Covariance of Bernoulli Random Variables

[mikey10011]

David,

I am going through Example 18.8 in Jorian's FRM Handbook (p. 420).

I know that for a Bernoulli random variable
E[X] = p
Var[X] = p (1-p)

Why is E[XY] = Prob[X and Y]?

Apologies that I don't have Gujarati but could you refresh my memory of probability theory on how I should derive that from first principles (e.g., Jorian pp. 55-57)?

 

[David Harper CFA FRM]

Hi Mikey,

Not sure i follow. Here p(a) = 10% and p(b) = 20%. If the assets were independent, p(ab) = (20%)(10%) = 2%. But generally,

E(ab) = E(a)E(b) + COVARIANCE(a,b)

This from Gurati:

COVARIANCE(a,b) = E(ab) - E(a)E(b)

I'm not liking the question for its imprecision; it should say unconditional/marginal probabilities of 10% and 20% (IMO without this qualification, we are struggling to figure exactly what 10% and 20% mean), but...

We can figure the implied default correlation here. From above:

COVARIANCE(a,b) = Correlation(a,b)StdDev(a)StdDev(b) = E(ab) - E(a)E(b), so:
Correlation(a,b) = [E(ab) - E(a)E(b)]/[StdDev(a)StdDev(b)]

and using your variance for a bernouilli above, StdDev(a) = SQRT[a(1-a)], so
Default correlation(a,b) = [3% - (10%)(20%)]/(SQRT[90%*10%]*SQRT[80%]*[20%]) = 0.083

you don't need all that, of course, the question only needs a tiny 2 x 2 "migration matrix:"

0 1
0 73% 17%
1 7% 3%

Let me know if that doesn't answer your question. David

 

[mikey10011]

Sorry David but it didn't answer my question.

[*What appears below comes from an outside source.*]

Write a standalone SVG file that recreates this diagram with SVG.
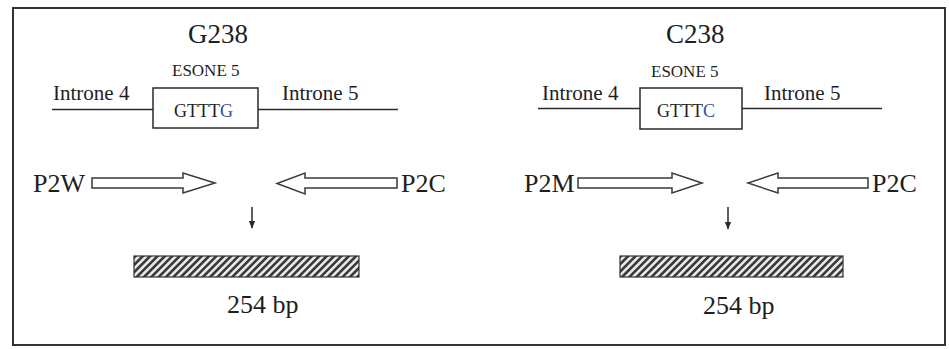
<svg xmlns="http://www.w3.org/2000/svg" width="949" height="349" viewBox="0 0 949 349" font-family="'Liberation Serif', 'DejaVu Serif', serif">
<defs>
<style>
text{font-family:'Liberation Serif','DejaVu Serif',serif;fill:#1e1e1e}
.title{font-size:27px}
.exon{font-size:17px}
.intron{font-size:21px}
.seq{font-size:18px}
.primer{font-size:26px}
.bp{font-size:26px}
.blue{fill:#2f4f9f}
.dna{stroke:#2a2a2a;stroke-width:1.5;fill:none}
.box{stroke:#2a2a2a;stroke-width:1.5;fill:#fff}
.parrow{stroke:#3a3a3a;stroke-width:1.5;fill:#fff;stroke-linejoin:miter}
.down{stroke:#2a2a2a;stroke-width:1.5;fill:none}
.band{fill:url(#hatch);stroke:#333;stroke-width:1.2}
</style>
<pattern id="hatch" patternUnits="userSpaceOnUse" width="5.2" height="5.2" patternTransform="rotate(45)">
<rect width="5.2" height="5.2" fill="#e8e8e8"/>
<rect x="0" y="0" width="2.6" height="5.2" fill="#3a3a3a"/>
</pattern>
<marker id="tip" viewBox="0 0 10 10" refX="9" refY="5" markerWidth="8" markerHeight="8" markerUnits="userSpaceOnUse" orient="auto">
<path d="M0,1 L10,5 L0,9 Z" fill="#2a2a2a"/>
</marker>
</defs>
<rect x="0" y="0" width="949" height="349" fill="#fff"/>
<rect id="frame" x="13" y="8" width="932" height="337" fill="none" stroke="#333" stroke-width="2"/>

<g id="g238">
<text class="title" x="188" y="43">G238</text>
<text class="exon" x="172" y="76">ESONE 5</text>
<text class="intron" x="53" y="100">Introne 4</text>
<text class="intron" x="282" y="100">Introne 5</text>
</g>
<g id="g238-gene">
<rect class="box" x="153" y="88" width="105" height="40"/>
<text class="seq" x="174" y="117">GTTT<tspan class="blue">G</tspan></text>
</g>
<g id="p2w">
<text class="primer" x="33" y="192">P2W</text>
<path class="parrow" d="M92,178 L183,178 L183,173 L215,183 L183,193 L183,188 L92,188 Z"/>
</g>
<g id="p2c-left">
<path class="parrow" d="M397,178 L305,178 L305,173 L277,183.5 L305,194 L305,188 L397,188 Z"/>
<text class="primer" x="401" y="192">P2C</text>
</g>
<g id="band-left">
<rect class="band" x="134" y="256" width="225" height="21"/>
<text class="bp" x="227" y="313">254 bp</text>
</g>

<g id="c238">
<text class="title" x="666" y="43">C238</text>
<text class="exon" x="651" y="77">ESONE 5</text>
<text class="intron" x="542" y="100">Introne 4</text>
<text class="intron" x="764" y="100">Introne 5</text>
</g>
<g id="c238-gene">
<rect class="box" x="640" y="88" width="102" height="41"/>
<text class="seq" x="657" y="117">GTTT<tspan class="blue">C</tspan></text>
</g>
<g id="p2m">
<text class="primer" x="524" y="192">P2M</text>
<path class="parrow" d="M578,178 L672,178 L672,173 L702,183 L672,193 L672,188 L578,188 Z"/>
</g>
<g id="p2c-right">
<path class="parrow" d="M868,178 L778,178 L778,173 L748,183 L778,193 L778,188 L868,188 Z"/>
<text class="primer" x="872" y="192">P2C</text>
</g>
<g id="band-right">
<rect class="band" x="620" y="256" width="223" height="21"/>
<text class="bp" x="703" y="314">254 bp</text>
</g>

<g id="connectors">
<line class="dna" x1="52" y1="109.5" x2="153" y2="109.5"/>
<line class="dna" x1="258" y1="109.5" x2="398" y2="109.5"/>
<line class="dna" x1="538" y1="108.5" x2="640" y2="108.5"/>
<line class="dna" x1="742" y1="108.5" x2="882" y2="108.5"/>
<line class="down" x1="252" y1="207" x2="252" y2="228" marker-end="url(#tip)"/>
<line class="down" x1="728" y1="207" x2="728" y2="229" marker-end="url(#tip)"/>
</g>
</svg>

For example, where did you get E(ab)=3%? If I read Jorian correctly (p. 425), E(AB)=Prob(A and B) = 0.15%.

Note that your answer of 0.083 is not one choices for answering Jorian's question (p. 420).

 

[David Harper CFA FRM]

Sorry, I was looking at 18.8. Re 18.9, okay, the same idea is used. From Gujarati,

COVARIANCE(a,b) = E(ab) - E(a)E(b), or
E(ab) = E(a)E(b) + COVARIANCE(a,b)

So, per the above, you can substitute Covariance(a,b) with Correlation(a,b)Volatility(a)Volatility(b) and then solve for Correlation.

Here the joint probability E(ab) is given as .15%. If you are asking about E(), given it is a bernoulli, the E(a) = p(default)*1 + p(no default)*0 = p(default)
Maybe that is the issue? for a bernouilli, the E(a) = p(a) if default is defined as 1.

when the question says joint probability of default = 0.15%, it means P(a defaults, b defaults) = P(a=1,b=1) = 0.15%. And E[ab] = P[ab]*(1)(1) = P[ab]. So you raise a good point, that p(a) is not necessarily equal to E(a). Rather E(a) = p(a)*f(a) but for Bernoulli's the f(a) = 1 so it's implicit.

David

 

[mikey10011]

E[ab]=P[ab]*(1)(1). That's it--thanks!

Glad I'm going though Jorian's FRM Handbook. There are so many subtleties from these elementary building block concepts.